Former Canadian indoor ice hockey arena

The Niagara Falls Memorial Arena was an ice arena located in Niagara Falls, Ontario, Canada. Built in 1950, it served as the home of several junior ice hockey teams, including the Niagara Falls Flyers, Niagara Falls Thunder, and Niagara Falls Canucks. It was later purchased and converted into a museum, known as the Sand Sculpture Exhibition. The arena was demolished in July 2024.

==History==
Built in 1950, the arena was home to various ice hockey teams, including the Niagara Falls Thunder and the Niagara Falls Flyers. It also served as the home of the Niagara Falls Canucks, a team in the Greater Ontario Junior B Hockey League. The Memorial Arena hosted four of the five games played in the 1968 Memorial Cup won by the Flyers on home ice.

The arena closed in 2010, when replaced by the Gale Centre. Plans were for the arena to be demolished for a parking lot, due to significant repairs needed. The arena was purchased in 2012, by Russian company V2 Niagara which converted it into a sand sculpture museum. The renovation cost $3 million and took two years to complete. The owners fell into financial difficulties and put the building up for sale for $2 million in 2014, later reducing the price to $1.7 million. The building was subsequently abandoned and fell into disrepair. An urban explorer recorded significant evidence of drug use and homeless populations in the building.

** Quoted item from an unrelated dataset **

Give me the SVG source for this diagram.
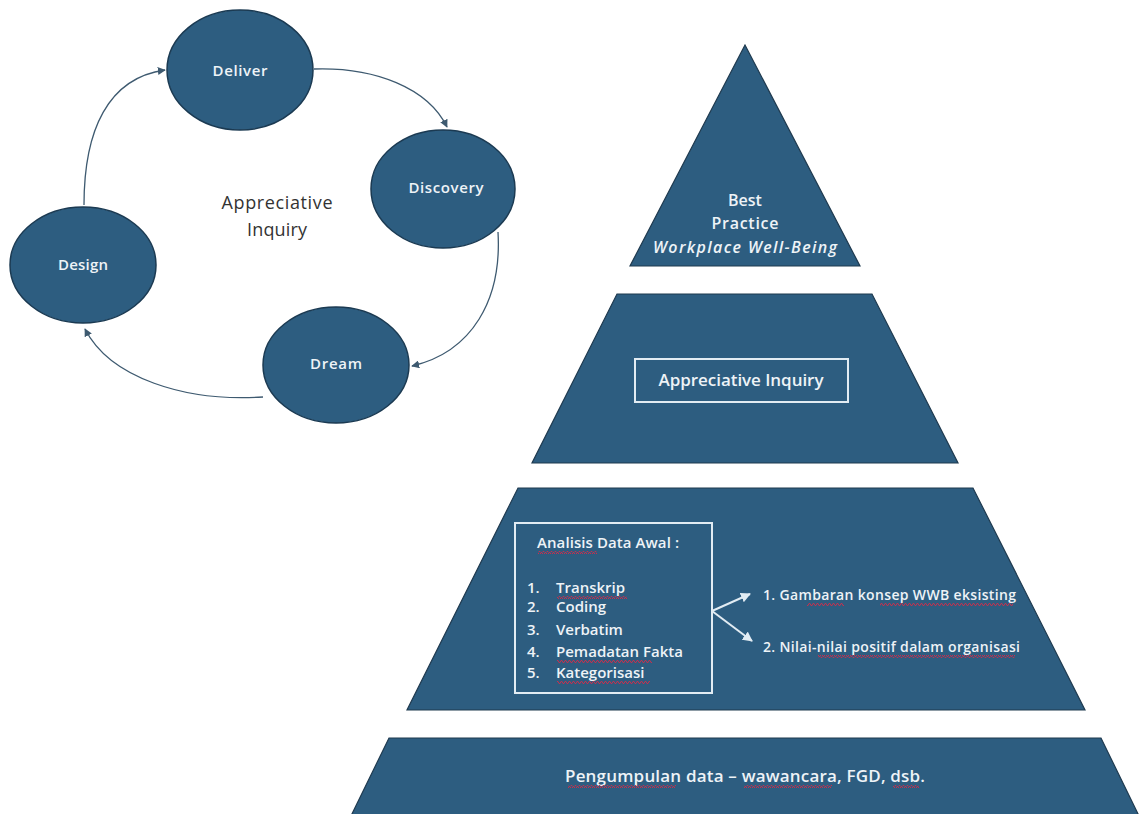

A few years later, the mayor of Niagara Falls expressed interest in tracking down the owners to the property, and asking them to renovate it or sell it. No changes were made to the property and it remained abandoned.

In Summer 2024, the arena was demolished. The mayor gave tributes to the arena, and noted that the arena grounds "can be redeveloped into something that goes within the zoning of the neighborhood".